When the war started, John II had been King of Navarre since 1425 through his first wife, Blanche I of Navarre, who had married him in 1420. By the marriage pact of 1419, John and Blanche's eldest son was to succeed to Navarre on Blanche's death. When Blanche died in 1441, John retained the government of her lands and dispossessed his own eldest son, Charles (born 1421), who had already been made Prince of Viana by his grandfather Charles III of Navarre in 1423.[1] John tried to assuage his son with the lieutenancy of Navarre, but his son's French upbringing and French allies, the Beaumonteses, brought the two into conflict. John was supported by the Agramonteses.

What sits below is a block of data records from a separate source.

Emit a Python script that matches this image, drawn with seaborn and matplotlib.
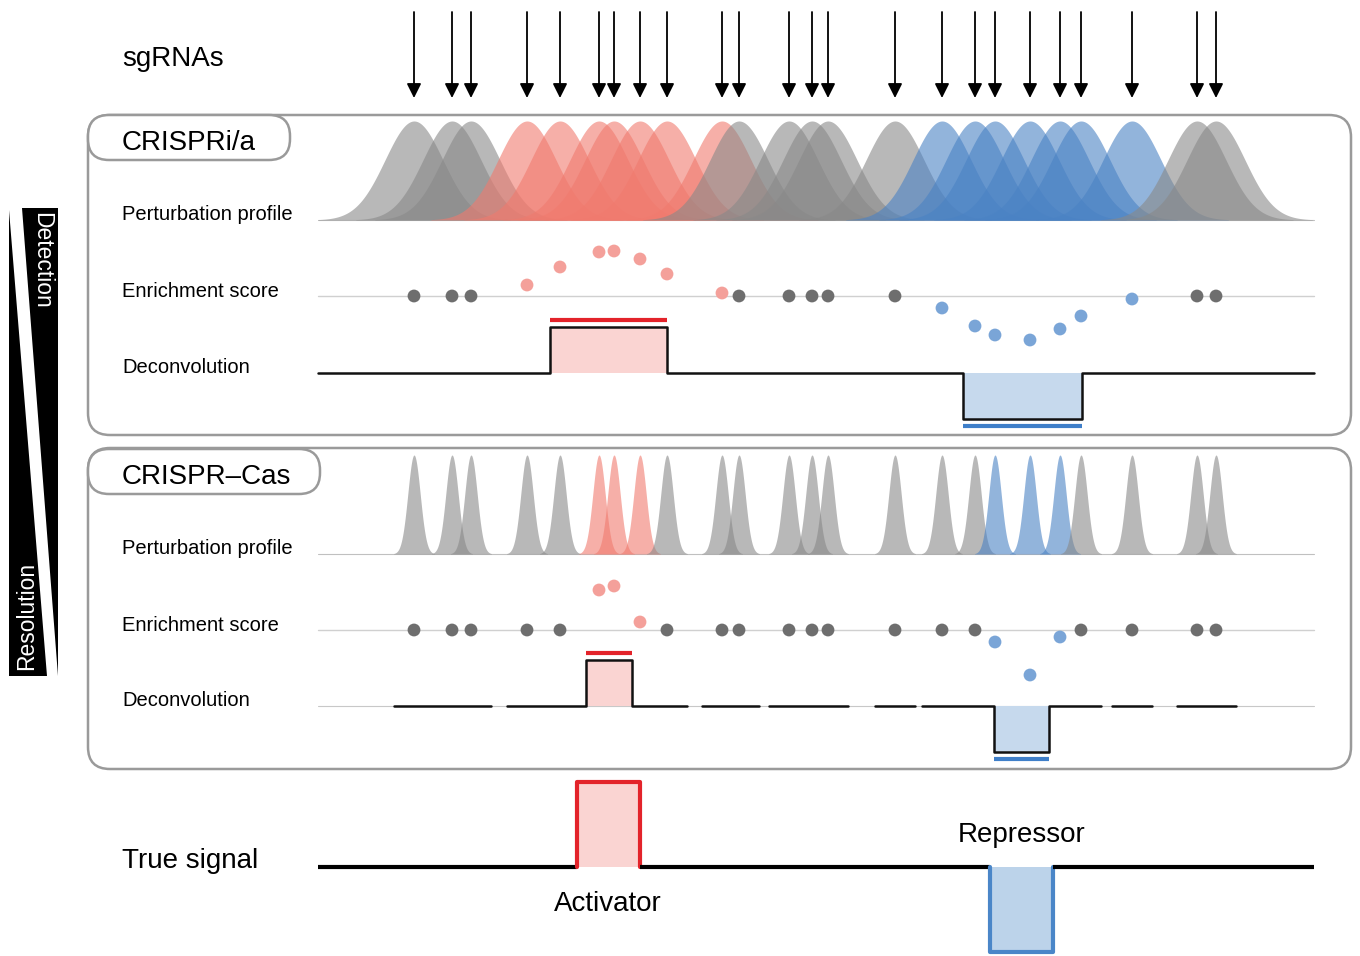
import numpy as np
import pandas as pd
import matplotlib
matplotlib.use("Agg")
import matplotlib.pyplot as plt
from matplotlib.patches import FancyBboxPatch
import seaborn as sns

sns.set_theme(style="white")
plt.rcParams['font.family'] = ['Liberation Sans', 'DejaVu Sans']
plt.rcParams['text.color'] = 'black'

# sgRNA target sites along the locus
guides = [414, 452, 471, 527, 560, 599, 614, 640, 667, 722, 739, 789, 812, 828,
          895, 942, 975, 995, 1030, 1060, 1081, 1132, 1197, 1216]

# guide class per screen: n = no effect, a = hits activator, r = hits repressor
ia_class = ['n', 'n', 'n', 'a', 'a', 'a', 'a', 'a', 'a', 'a', 'n', 'n', 'n', 'n',
            'n', 'r', 'r', 'r', 'r', 'r', 'r', 'r', 'n', 'n']
cas_class = ['n'] * 5 + ['a', 'a', 'a'] + ['n'] * 9 + ['r', 'r', 'r'] + ['n'] * 4

# enrichment scores (up = enriched)
ia_score = [0, 0, 0, 11, 29, 44, 45, 37, 22, 3, 0, 0, 0, 0,
            0, -12, -30, -39, -44, -33, -20, -3, 0, 0]
cas_score = [0, 0, 0, 0, 0, 40, 44, 8, 0, 0, 0, 0, 0, 0, 0, 0, 0,
             -12, -45, -7, 0, 0, 0, 0]

# called / true elements: (start, end, sign)
ia_calls = [(550, 667, 1), (963, 1082, -1)]
cas_calls = [(586, 632, 1), (994, 1049, -1)]
true_calls = [(577, 640, 1), (990, 1053, -1)]

locus = (318, 1314)

# layout
IA = dict(profile=220, score=296, deconv=373)
CAS = dict(profile=554, score=630, deconv=706)
TRUE_BASE = 867
PEAK_H = 99
STEP_H = 46
TRUE_H = 85

prof_col = {'n': '#898989', 'a': '#f07a6e', 'r': '#4a82c4'}
dot_col = {'n': '#6e6e6e', 'a': '#f4a09a', 'r': '#7aa5d7'}
fill_col = {1: '#fad4d2', -1: '#c6d9ed'}
bar_col = {1: '#e3232a', -1: '#3f7fc9'}
true_fill = {1: '#fad4d2', -1: '#bcd3ea'}
true_edge = {1: '#e3232a', -1: '#4a86c8'}
BOX_EDGE = '#9a9a9a'

fig = plt.figure(figsize=(13.6, 9.56), dpi=100)
ax = fig.add_axes([0, 0, 1, 1])


def draw_profiles(base, sigma, classes):
    x = np.linspace(locus[0], locus[1], 3000)
    ax.plot(locus, [base, base], color='#c0c0c0', lw=0.8, zorder=1)
    for g, c in zip(guides, classes):
        y = np.exp(-0.5 * ((x - g) / sigma) ** 2)
        m = y > 0.004
        ax.fill_between(x[m], base, base - PEAK_H * y[m], color=prof_col[c],
                        alpha=0.6, lw=0, zorder=2)


def draw_scores(base, scores, classes):
    ax.plot(locus, [base, base], color='#d0d0d0', lw=1, zorder=1)
    df = pd.DataFrame({'x': guides, 'y': [base - s for s in scores], 'cls': classes})
    sns.scatterplot(data=df, x='x', y='y', hue='cls', palette=dot_col, s=85,
                    edgecolor='none', legend=False, ax=ax, zorder=3)


def step_path(x0, x1, calls, base, amp):
    xs, ys = [x0], [base]
    for a, b, s in calls:
        if a >= x0 and b <= x1:
            xs += [a, a, b, b]
            ys += [base, base - s * amp, base - s * amp, base]
    xs.append(x1)
    ys.append(base)
    return xs, ys


def coverage(half):
    merged = []
    for a, b in sorted((g - half, g + half) for g in guides):
        if merged and a <= merged[-1][1]:
            merged[-1][1] = max(merged[-1][1], b)
        else:
            merged.append([a, b])
    return merged


def draw_deconv(base, calls, segments, thin_base):
    if thin_base:
        ax.plot(locus, [base, base], color='#c8c8c8', lw=0.8, zorder=1)
    for a, b, s in calls:
        ax.fill_between([a, b], base, base - s * STEP_H, color=fill_col[s], lw=0, zorder=2)
        yb = base - s * (STEP_H + 7)
        ax.plot([a, b], [yb, yb], color=bar_col[s], lw=3, solid_capstyle='butt', zorder=3)
    for x0, x1 in segments:
        xs, ys = step_path(x0, x1, calls, base, STEP_H)
        ax.plot(xs, ys, color='#111111', lw=1.8, zorder=3)


def panel(y0, y1, label, pill_w, pill_y0, pill_h):
    ax.add_patch(FancyBboxPatch((88, y0), 1351 - 88, y1 - y0,
                                boxstyle="round,pad=0,rounding_size=22",
                                fc='white', ec=BOX_EDGE, lw=1.8, zorder=0))
    ax.add_patch(FancyBboxPatch((88, pill_y0), pill_w, pill_h,
                                boxstyle="round,pad=0,rounding_size=21",
                                fc='white', ec=BOX_EDGE, lw=1.8, zorder=0.5))
    ax.text(122, pill_y0 + pill_h - 10, label, fontsize=20, va='baseline', ha='left')


# sgRNA arrows
ax.text(122, 66, "sgRNAs", fontsize=20, va='baseline', ha='left')
for g in guides:
    ax.annotate("", xy=(g, 98), xytext=(g, 12),
                arrowprops=dict(arrowstyle="-|>,head_length=0.6,head_width=0.3",
                                color='black', lw=1.3, mutation_scale=14.4,
                                shrinkA=0, shrinkB=0))

# CRISPRi/a panel
panel(115, 435, "CRISPRi/a", 202, 115, 45)
draw_profiles(IA['profile'], 29, ia_class)
draw_scores(IA['score'], ia_score, ia_class)
draw_deconv(IA['deconv'], ia_calls, [locus], False)

# CRISPR-Cas panel
panel(448, 769, "CRISPR\u2013Cas", 232, 449, 45)
draw_profiles(CAS['profile'], 6.2, cas_class)
draw_scores(CAS['score'], cas_score, cas_class)
draw_deconv(CAS['deconv'], cas_calls, coverage(20), True)

for t in (IA, CAS):
    ax.text(122, t['profile'], "Perturbation profile", fontsize=14.5, va='baseline')
    ax.text(122, t['score'] + 1, "Enrichment score", fontsize=14.5, va='baseline')
    ax.text(122, t['deconv'], "Deconvolution", fontsize=14.5, va='baseline')

# true signal
ax.text(122, 868, "True signal", fontsize=20, va='baseline')
prev = locus[0]
for a, b, s in true_calls:
    ax.plot([prev, a], [TRUE_BASE, TRUE_BASE], color='black', lw=3, zorder=3,
            solid_capstyle='butt')
    top = TRUE_BASE - s * TRUE_H
    ax.fill_between([a, b], TRUE_BASE, top, color=true_fill[s], lw=0, zorder=2)
    ax.plot([a, a, b, b], [TRUE_BASE, top, top, TRUE_BASE], color=true_edge[s],
            lw=3, zorder=3, solid_joinstyle='round')
    prev = b
ax.plot([prev, locus[1]], [TRUE_BASE, TRUE_BASE], color='black', lw=3, zorder=3,
        solid_capstyle='butt')
ax.text(608, 911, "Activator", fontsize=20, ha='center', va='baseline')
ax.text(1022, 842, "Repressor", fontsize=20, ha='center', va='baseline')

# detection / resolution wedge
ax.fill([22, 58, 58], [208, 208, 676], color='black', lw=0)
ax.fill([9, 9, 47], [210, 676, 676], color='black', lw=0)
ax.text(42, 212, "Detection", color='white', fontsize=16.5, rotation=-90,
        ha='center', va='top')
ax.text(27, 670, "Resolution", color='white', fontsize=16.5, rotation=90,
        ha='center', va='bottom')

ax.set_xlim(0, 1360)
ax.set_ylim(956, 0)
ax.axis('off')
fig.savefig("out.png", dpi=100)
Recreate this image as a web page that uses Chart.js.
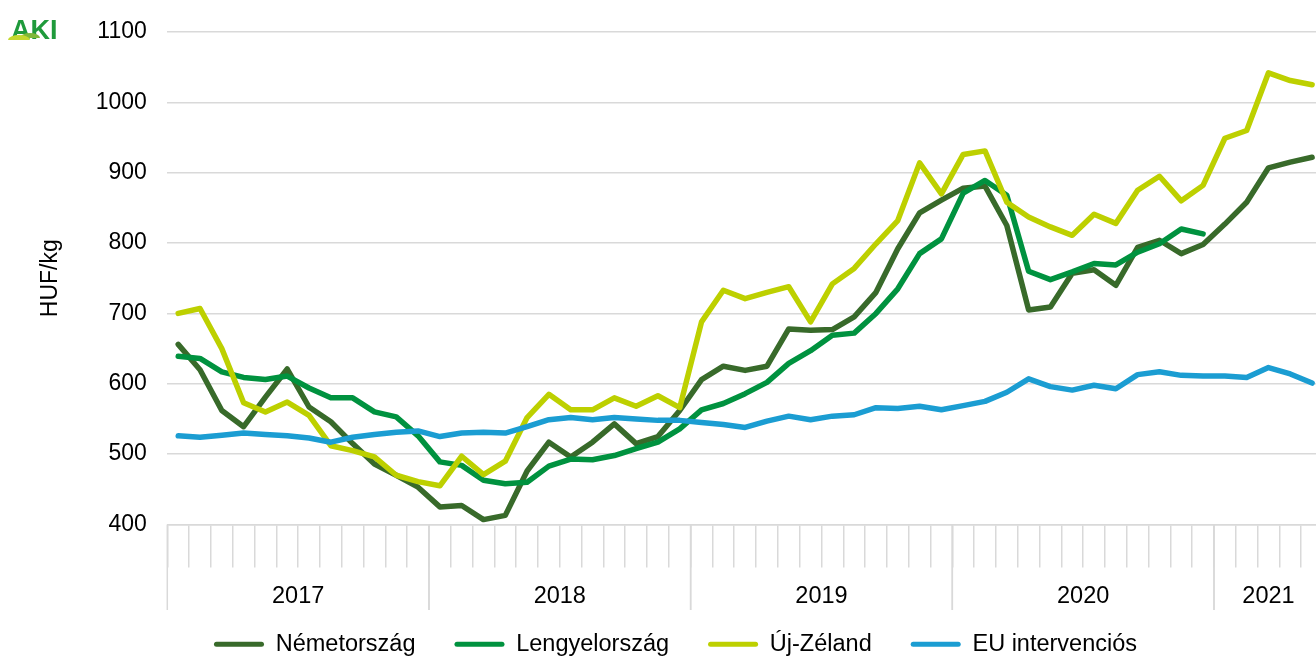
<!DOCTYPE html>
<html>
<head>
<meta charset="utf-8">
<script src="https://cdn.jsdelivr.net/npm/chart.js@4.4.1/dist/chart.umd.min.js"></script>
<style>
  html, body { margin: 0; padding: 0; background: #fff; overflow: hidden; }
  #wrap { width: 1323px; height: 680px; }
</style>
</head>
<body>
<div id="wrap"><canvas id="chart"></canvas></div>
<script>
// Years and how many months each one has on the axis
const years = ['2017', '2018', '2019', '2020', '2021'];
const monthsPerYear = [12, 12, 12, 12, 5];

// Prices, HUF/kg, monthly from Jan 2017
const nemetorszag = [656, 620, 562, 539, 581, 621, 567, 546, 515, 486, 470, 453,
  425, 427, 407, 413, 476, 517, 496, 517, 543, 515, 525, 562,
  606, 625, 619, 625, 678, 676, 677, 695, 730, 792, 843, 861,
  878, 881, 825, 705, 709, 757, 762, 740, 794, 804, 785, 798,
  827, 858, 907, 915, 922];
const lengyelorszag = [639, 636, 617, 609, 606, 611, 594, 580, 580, 560, 553, 526,
  489, 484, 463, 458, 460, 483, 493, 492, 498, 508, 517, 536,
  563, 572, 586, 602, 629, 647, 669, 672, 700, 735, 785, 806,
  871, 889, 868, 760, 748, 759, 771, 769, 787, 799, 820, 813,
  null, null, null, null, null];
const ujZeland = [700, 707, 650, 573, 560, 574, 555, 512, 505, 496, 470, 461,
  455, 497, 471, 490, 552, 585, 563, 563, 580, 568, 583, 566,
  688, 733, 721, 730, 738, 688, 742, 764, 799, 832, 914, 870,
  926, 931, 858, 837, 823, 811, 841, 828, 875, 895, 860, 882,
  949, 960, 1042, 1031, 1025];
const euIntervencios = [526, 524, 527, 530, 528, 526, 523, 517, 524, 528, 531, 533,
  525, 530, 531, 530, 539, 549, 552, 549, 552, 550, 548, 548,
  545, 542, 538, 547, 554, 549, 554, 556, 566, 565, 568, 563,
  569, 575, 588, 607, 596, 591, 598, 593, 613, 617, 612, 611,
  611, 609, 623, 614, 601];

// month labels like 2017-01
const labels = [];
years.forEach((y, i) => {
  for (let m = 1; m <= monthsPerYear[i]; m++) {
    labels.push(y + '-' + String(m).padStart(2, '0'));
  }
});

const FONT = "'Liberation Sans', Arial, sans-serif";
const GRID = '#d9d9d9';

function series(label, data, color, order) {
  return {
    label: label,
    data: data,
    borderColor: color,
    backgroundColor: color,
    borderWidth: 5.5,
    pointRadius: 0,
    tension: 0,
    borderJoinStyle: 'round',
    borderCapStyle: 'round',
    spanGaps: false,
    order: order
  };
}

// year separators + year labels under the month ticks
const yearAxis = {
  id: 'yearAxis',
  afterDraw(chart) {
    const ctx = chart.ctx;
    const x = chart.scales.x;
    const top = chart.chartArea.bottom;
    const step = x.getPixelForValue(1) - x.getPixelForValue(0);
    ctx.save();
    ctx.strokeStyle = GRID;
    ctx.lineWidth = 1.5;
    ctx.fillStyle = '#000';
    ctx.font = '23.5px ' + FONT;
    ctx.textAlign = 'center';
    ctx.textBaseline = 'middle';
    let idx = 0;
    years.forEach((y, i) => {
      const first = idx;
      const last = idx + monthsPerYear[i] - 1;
      const left = x.getPixelForValue(first) - step / 2;
      const right = x.getPixelForValue(last) + step / 2;
      ctx.beginPath();
      ctx.moveTo(left, top);
      ctx.lineTo(left, 610);
      ctx.moveTo(right, top);
      ctx.lineTo(right, 610);
      ctx.stroke();
      ctx.fillText(y, (x.getPixelForValue(first) + x.getPixelForValue(last)) / 2, 597);
      idx = last + 1;
    });
    ctx.restore();
  }
};

// small AKI logo in the corner
const logo = {
  id: 'logo',
  afterDraw(chart) {
    const ctx = chart.ctx;
    ctx.save();
    ctx.fillStyle = '#1f9a3b';
    ctx.font = 'bold 27px ' + FONT;
    ctx.textBaseline = 'alphabetic';
    ctx.fillText('AKI', 11, 39);
    ctx.fillStyle = '#7fb83a';
    ctx.beginPath();
    ctx.ellipse(30, 38, 10, 5, 0, Math.PI, Math.PI * 2);
    ctx.fill();
    ctx.fillStyle = '#c4d82e';
    ctx.beginPath();
    ctx.ellipse(19, 40, 11, 5, 0, Math.PI, Math.PI * 2);
    ctx.fill();
    ctx.restore();
  }
};

const ctx = document.getElementById('chart').getContext('2d');
const chart = new Chart(ctx, {
  type: 'line',
  data: {
    labels: labels,
    datasets: [
      series('Németország', nemetorszag, '#386a2a', 3),
      series('Lengyelország', lengyelorszag, '#00923f', 2),
      series('Új-Zéland', ujZeland, '#bdd000', 1),
      series('EU intervenciós', euIntervencios, '#1b9dd2', 0)
    ]
  },
  options: {
    responsive: true,
    maintainAspectRatio: false,
    animation: false,
    layout: {
      padding: { left: 28, right: 0, top: 20, bottom: 14 }
    },
    plugins: {
      tooltip: { enabled: false },
      legend: {
        display: true,
        position: 'bottom',
        labels: {
          boxWidth: 50,
          boxHeight: 5,
          padding: 39,
          color: '#000',
          font: { family: FONT, size: 23.5 },
          sort: (a, b) => a.datasetIndex - b.datasetIndex,
          generateLabels(c) {
            const items = Chart.defaults.plugins.legend.labels.generateLabels(c);
            items.forEach(it => {
              it.lineWidth = 0;
              it.fillStyle = it.strokeStyle;
              it.borderRadius = 2.5;
            });
            return items;
          },
          useBorderRadius: true,
          borderRadius: 2.5
        }
      }
    },
    scales: {
      x: {
        type: 'category',
        offset: true,
        grid: {
          offset: true,
          drawOnChartArea: false,
          drawTicks: true,
          tickLength: 43,
          color: GRID,
          lineWidth: 1.5
        },
        border: { display: true, color: GRID, width: 1.5 },
        ticks: { display: false },
        afterFit(s) { s.height = 69; }
      },
      y: {
        min: 400,
        max: 1100,
        ticks: {
          stepSize: 100,
          padding: 20.5,
          color: '#000',
          font: { family: FONT, size: 23, lineHeight: 1 },
          callback: v => String(v)
        },
        grid: {
          color: GRID,
          lineWidth: 1.5,
          drawTicks: false
        },
        border: { display: false },
        title: {
          display: true,
          text: 'HUF/kg',
          color: '#000',
          font: { family: FONT, size: 23 },
          padding: { top: 9, bottom: 0 }
        },
        afterFit(s) { s.width = 139.3; }
      }
    }
  },
  plugins: [yearAxis, logo]
});
</script>
</body>
</html>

From 1451 to 1455, they were engaged in open warfare in Navarre.[2] Charles was defeated at the Battle of Aybar in 1452, captured, and released;[3] and John tried to disinherit him by illegally naming his daughter Eleanor, who was married to Gaston IV of Foix, his successor. In 1451, John's new wife, Juana Enríquez, gave birth to a son, Ferdinand. In 1452, Charles fled his father first to France, where he vainly sought allies, and later to the court of his uncle, John's elder brother, Alfonso V of Aragon at Naples.[4] Charles was popular in Spain and John was increasingly unpopular as he refused to recognise Charles as his "first born", probably planning to make Ferdinand his heir. The Navarrese Civil War presaged the Catalan Civil War of 1462–72, in which John's ill-treatment of Charles was a precipitating event.

Notes[edit]

  1. ^ According to Thomas N. Bisson (2000), The Medieval Crown of Aragon: A Short History (Oxford: Clarendon Press), 147, it was Blanche's will that allowed John to postpone his son's succession to Navarre.
  2. ^ Bisson, 148.
  3. ^ Richard Lodge, The Close of the Middle Ages, 1273–1494 (London: Rivingtons, 1904), 485.
  4. ^ In 1459–60, the Sicilian parliament, citing precedent, asked for Charles as their viceroy, but John refused them permission (Bisson, 148).